Directions for this task -
Pictures within the data are to be left out; everything else must be reproduced exactly.
** begin Data block **
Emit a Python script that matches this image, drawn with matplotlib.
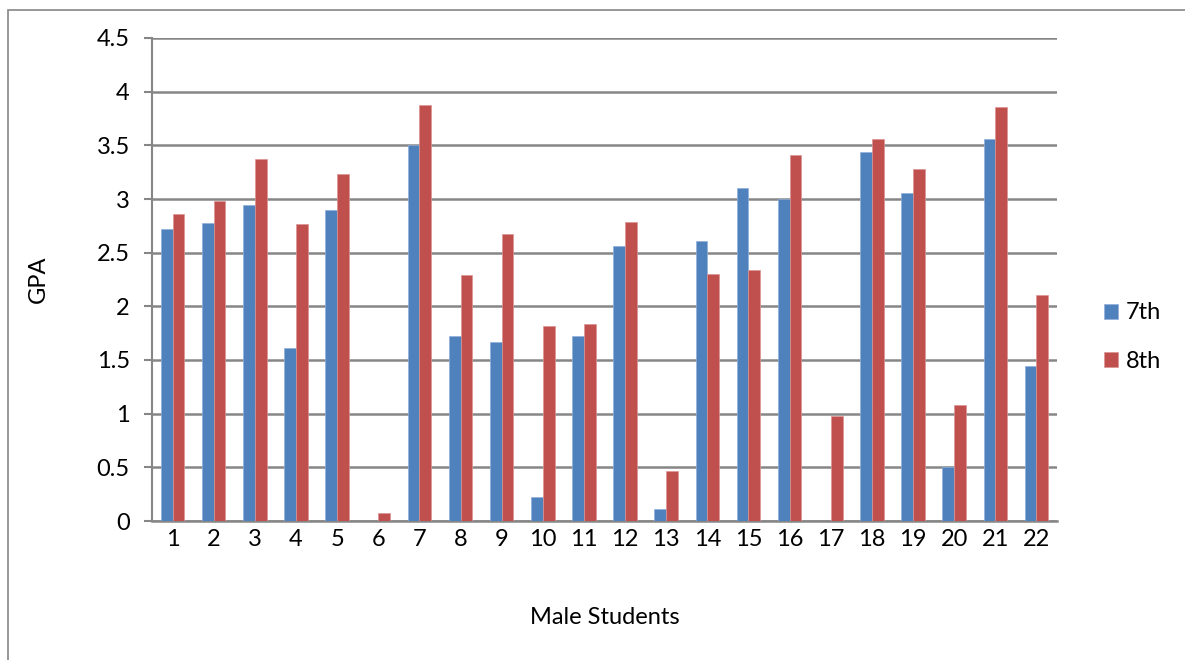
import numpy as np
import matplotlib
matplotlib.use("Agg")
import matplotlib.pyplot as plt
from matplotlib.patches import Rectangle

# GPA per student, 7th and 8th grade
students = [str(i) for i in range(1, 23)]
gpa_7th = [2.72, 2.78, 2.94, 1.61, 2.90, 0.0, 3.50, 1.72, 1.67, 0.22, 1.72,
           2.56, 0.11, 2.61, 3.10, 3.00, 0.0, 3.44, 3.06, 0.50, 3.56, 1.44]
gpa_8th = [2.86, 2.98, 3.37, 2.77, 3.23, 0.07, 3.88, 2.29, 2.67, 1.82, 1.84,
           2.79, 0.47, 2.30, 2.34, 3.41, 0.98, 3.56, 3.28, 1.08, 3.86, 2.11]
series_names = ["7th", "8th"]
yticks = [0, 0.5, 1, 1.5, 2, 2.5, 3, 3.5, 4, 4.5]

plt.rcParams['font.family'] = ['Lato', 'DejaVu Sans']
fs = 17
grid_col = "#868686"

fig = plt.figure(figsize=(11.85, 6.6), dpi=100)
ax = fig.add_axes([152 / 1185, 1 - 521 / 660, (1057 - 152) / 1185, (521 - 38) / 660])

# outer chart border
fig.patches.append(Rectangle((8 / 1185, -0.1), 1.2, 1 - 10 / 660 + 0.1,
                             transform=fig.transFigure, fill=False,
                             edgecolor=grid_col, linewidth=1.2))

x = np.arange(len(students))
w = 1 / 3.5
b1 = ax.bar(x - w / 2, gpa_7th, w, color="#4F81BD", edgecolor="#8EAEDB",
            linewidth=0.5, label=series_names[0], zorder=3)
b2 = ax.bar(x + w / 2, gpa_8th, w, color="#C0504D", edgecolor="#DB9492",
            linewidth=0.5, label=series_names[1], zorder=3)

ax.set_xlim(-0.5, len(students) - 0.5)
ax.set_ylim(0, 4.5)
ax.set_yticks(yticks)
ax.set_yticklabels([f"{v:g}" for v in yticks], fontsize=fs)
ax.set_xticks(x)
ax.set_xticklabels(students, fontsize=fs)
ax.tick_params(axis='x', length=0, pad=6)
ax.tick_params(axis='y', length=6, width=1.5, color=grid_col, pad=10)
ax.yaxis.grid(True, color=grid_col, linewidth=1.8)
ax.set_axisbelow(True)

for s in ['top', 'right']:
    ax.spines[s].set_visible(False)
ax.spines['left'].set_color(grid_col)
ax.spines['left'].set_linewidth(1.5)
ax.spines['bottom'].set_color(grid_col)
ax.spines['bottom'].set_linewidth(1.8)

ax.set_ylabel("GPA", fontsize=fs, labelpad=34)
ax.set_xlabel("Male Students", fontsize=fs, labelpad=41)

fig.legend(handles=[b1, b2], loc='center left',
           bbox_to_anchor=(1092 / 1185, 1 - 337 / 660), frameon=False,
           fontsize=fs, handlelength=0.6, handleheight=0.6,
           handletextpad=0.35, labelspacing=1.15, borderpad=0)

fig.savefig("out.png", dpi=100)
** end Data block **
Response for this exercise -
Emit a Python script that matches this image, drawn with matplotlib.
import numpy as np
import matplotlib
matplotlib.use("Agg")
import matplotlib.pyplot as plt
from matplotlib.patches import Rectangle

# GPA per student, 7th and 8th grade
students = [str(i) for i in range(1, 23)]
gpa_7th = [2.72, 2.78, 2.94, 1.61, 2.90, 0.0, 3.50, 1.72, 1.67, 0.22, 1.72,
           2.56, 0.11, 2.61, 3.10, 3.00, 0.0, 3.44, 3.06, 0.50, 3.56, 1.44]
gpa_8th = [2.86, 2.98, 3.37, 2.77, 3.23, 0.07, 3.88, 2.29, 2.67, 1.82, 1.84,
           2.79, 0.47, 2.30, 2.34, 3.41, 0.98, 3.56, 3.28, 1.08, 3.86, 2.11]
series_names = ["7th", "8th"]
yticks = [0, 0.5, 1, 1.5, 2, 2.5, 3, 3.5, 4, 4.5]

plt.rcParams['font.family'] = ['Lato', 'DejaVu Sans']
fs = 17
grid_col = "#868686"

fig = plt.figure(figsize=(11.85, 6.6), dpi=100)
ax = fig.add_axes([152 / 1185, 1 - 521 / 660, (1057 - 152) / 1185, (521 - 38) / 660])

# outer chart border
fig.patches.append(Rectangle((8 / 1185, -0.1), 1.2, 1 - 10 / 660 + 0.1,
                             transform=fig.transFigure, fill=False,
                             edgecolor=grid_col, linewidth=1.2))

x = np.arange(len(students))
w = 1 / 3.5
b1 = ax.bar(x - w / 2, gpa_7th, w, color="#4F81BD", edgecolor="#8EAEDB",
            linewidth=0.5, label=series_names[0], zorder=3)
b2 = ax.bar(x + w / 2, gpa_8th, w, color="#C0504D", edgecolor="#DB9492",
            linewidth=0.5, label=series_names[1], zorder=3)

ax.set_xlim(-0.5, len(students) - 0.5)
ax.set_ylim(0, 4.5)
ax.set_yticks(yticks)
ax.set_yticklabels([f"{v:g}" for v in yticks], fontsize=fs)
ax.set_xticks(x)
ax.set_xticklabels(students, fontsize=fs)
ax.tick_params(axis='x', length=0, pad=6)
ax.tick_params(axis='y', length=6, width=1.5, color=grid_col, pad=10)
ax.yaxis.grid(True, color=grid_col, linewidth=1.8)
ax.set_axisbelow(True)

for s in ['top', 'right']:
    ax.spines[s].set_visible(False)
ax.spines['left'].set_color(grid_col)
ax.spines['left'].set_linewidth(1.5)
ax.spines['bottom'].set_color(grid_col)
ax.spines['bottom'].set_linewidth(1.8)

ax.set_ylabel("GPA", fontsize=fs, labelpad=34)
ax.set_xlabel("Male Students", fontsize=fs, labelpad=41)

fig.legend(handles=[b1, b2], loc='center left',
           bbox_to_anchor=(1092 / 1185, 1 - 337 / 660), frameon=False,
           fontsize=fs, handlelength=0.6, handleheight=0.6,
           handletextpad=0.35, labelspacing=1.15, borderpad=0)

fig.savefig("out.png", dpi=100)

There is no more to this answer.